Invariably, a surprise awaits at each tunnel exit ...mountain precipice, alpine lake, hamlet at the top of the world, or even Heidi’s secret hideaway, and with microclimates in many an alpine pocket, you might discover vastly differing weather from one end to the other.
I score 4 out of 5!
Engineering marvels have opened the doors to private worlds previously unreachable by road. This drive is nothing short of spectacular and far from being monotonous.
Zell am Zee
A delux ski and maritime resort in the Austrian Tyrol.
The Schmitten Tunnel (No. 30)
A steep climb to the exit and I’m immediately smitten by the sheer beauty of lake Zell ahead. 4 kilometres long, 1.5 kilometres wide, 73 metres deep and sitting at an elevation of 750 metres. Nothing but alpine town perfection, blue sky, blue water, white capped mountains and the sun. This means, at least a night and possibly two to add for the inaugural travel Itinerary!
The Grand Hotel is in a prime location to appreciate one of Austria’s most beautiful lakes, but with so many glorious villas and private properties nearby, I can see I’ve a challenge ahead, planning the accomodation for our clientele.
Zell am Zee is a shoppers paradise (St Tropez-esque) ...expensive boutiques but top produce. Today the resort is empty, but for this one passing visitor. Various owners stand around looking lost ...premises doors open, desperate to attract any stray custom. One switched on sales assistant tempts this sucker for caffeine across her threshold with the aroma of fresh coffee.

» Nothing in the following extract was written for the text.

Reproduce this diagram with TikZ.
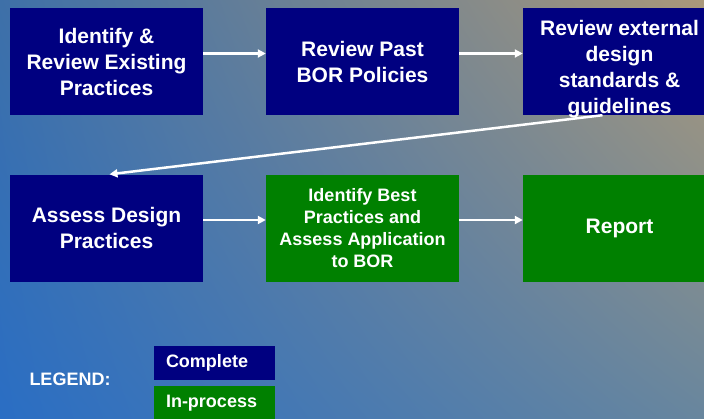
\documentclass[tikz,border=0pt]{standalone}
\usepackage{fontspec}
\setmainfont{Liberation Sans}
\usetikzlibrary{arrows.meta,shadings}
\definecolor{navybox}{RGB}{0,0,128}
\definecolor{greenbox}{RGB}{0,128,0}
\definecolor{bgul}{RGB}{62,112,168}
\definecolor{bgur}{RGB}{170,152,122}
\definecolor{bgll}{RGB}{42,110,196}
\definecolor{bglr}{RGB}{104,134,158}
\begin{document}
\begin{tikzpicture}[x=1pt,y=-1pt,
	box/.style={minimum width=193pt,minimum height=107pt,inner sep=0pt,text=white,align=center,font=\bfseries\fontsize{21}{26}\selectfont},
	done/.style={box,fill=navybox},
	doing/.style={box,fill=greenbox},
	pil/.style={white,line width=2.5pt,-{Triangle[length=8pt,width=8pt]}},
	key/.style={minimum height=34pt,text width=97pt,inner xsep=12pt,inner ysep=0pt,align=left,text=white,font=\bfseries\fontsize{18}{22}\selectfont}]
			% Nền
			\useasboundingbox (0,0) rectangle (704,418);
			\shade[upper left=bgul,upper right=bgur,lower left=bgll,lower right=bglr] (0,0) rectangle (704,418);
			% Các bước
			\node[done] (identify) at (106.5,61.5) {Identify \&\\Review Existing\\Practices};
			\node[done] (policies) at (362.5,61.5) {Review Past\\BOR Policies};
			\node[done] (external) at (619.5,61.5) {};
			\node[box] (externaltext) at ([yshift=-8pt]external.center) {Review external\\design\\standards \&\\guidelines};
			\node[done] (assess) at (106.5,228) {Assess Design\\Practices};
			\node[doing,font=\bfseries\fontsize{18}{22}\selectfont] (best) at (362.5,228) {Identify Best\\Practices and\\Assess Application\\to BOR};
			\node[doing] (report) at (619.5,228) {Report};
			% Mũi tên
			\draw[pil] ([yshift=8pt]identify.east) -- ([yshift=8pt]policies.west);
			\draw[pil] ([yshift=8pt]policies.east) -- ([yshift=8pt]external.west);
			\draw[pil] ([xshift=-17pt]external.south) -- ([xshift=3pt]assess.north);
			\draw[pil] ([yshift=8pt]assess.east) -- ([yshift=8pt]best.west);
			\draw[pil] ([yshift=8pt]best.east) -- ([yshift=8pt]report.west);
			% Chú thích
			\node[text=white,font=\bfseries\fontsize{18}{22}\selectfont] (legend) at (70,379) {LEGEND:};
			\node[key,fill=navybox] (complete) at (214.5,363) {Complete};
			\node[key,fill=greenbox] (inprocess) at (214.5,403) {In-process};
		\end{tikzpicture}
\end{document}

Time and again I hear, ‘this pandemic is killing our business!’ Maxine hands me a mug ...‘there would be thousands of people here were it not for the political interference ...the coffee is on the house.‘
The Arlberg Road Tunnel (No. 33)
At 14 kilometres it is the longest road tunnel in Austria connecting the Austrian provinces of Tyrol and Vorarlberg under Mt. Arlberg between Langen and St. Anton. An outstanding attraction of the country in its own right, used by over 18 million people annually ...though on this day, in March 2021, I appear to have it to myself! Presently ranking as the world’s fourth longest tunnel, it took four years to construct before officially opening to traffic in 1978.